As many as 13 labour laws, including the BOCW Act and Inter-State Migrant Workmen Act, were merged into the Code on Occupational Health and Safety and service conditions, according to Sasi Kumar, general secretary of Construction Workers Federation of India.

He said some laws on workers in the construction sector were merged with the Code on Social Security. “If (the new) labour codes are implemented, BOCW Act and Cess Act will cease to operate.”

According to the newly notified Code on Social Security, the cess "shall be paid by an employer in advance, on the basis of his self-assessment duly certified by Chartered Engineer at the time of approval or before the commencement of the work".

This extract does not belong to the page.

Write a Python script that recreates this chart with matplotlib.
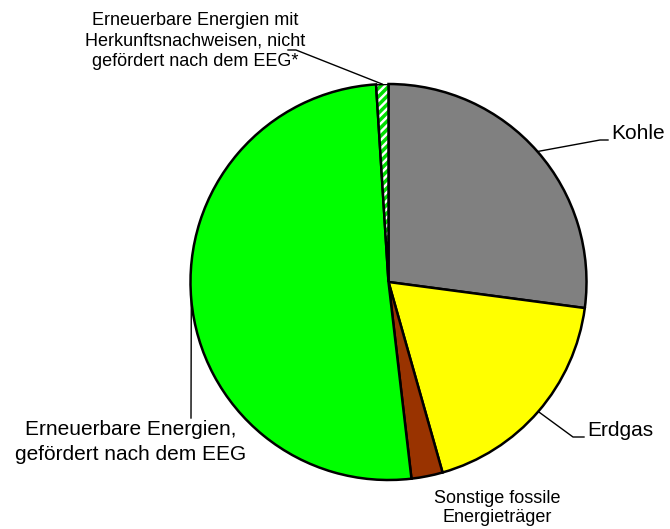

Earlier, under The Building and Other Construction Workers’ Welfare Cess Rules, 1998, an assessing officer was authorised to indicate the cess amount payable by the employer, after scrutinising information furnished by the latter.

“64 clauses of the BOCW Act have now been reduced to nine under the social security code; while 15 of those under the 1998 rules are now down to seven,” Subhash Bhatnagar, coordinator of the National Campaign Committee for Construction Labour, said.

He said a majority of the BOCW Act focused on the safety of construction workers. Bhatnagar was part of the team that helped draft and implement the 1996 BOCW Act.

BloombergQuint's emailed queries to the Ministry of Labour and Employment didn't elicit a response.

An officer in the ministry, who didn't want to identified since the person is not authorised to speak to the media, said labour is a concurrent subject and states are yet to come up with their rules. Once the rules are in place, the officer said, there will be consultations over the cess.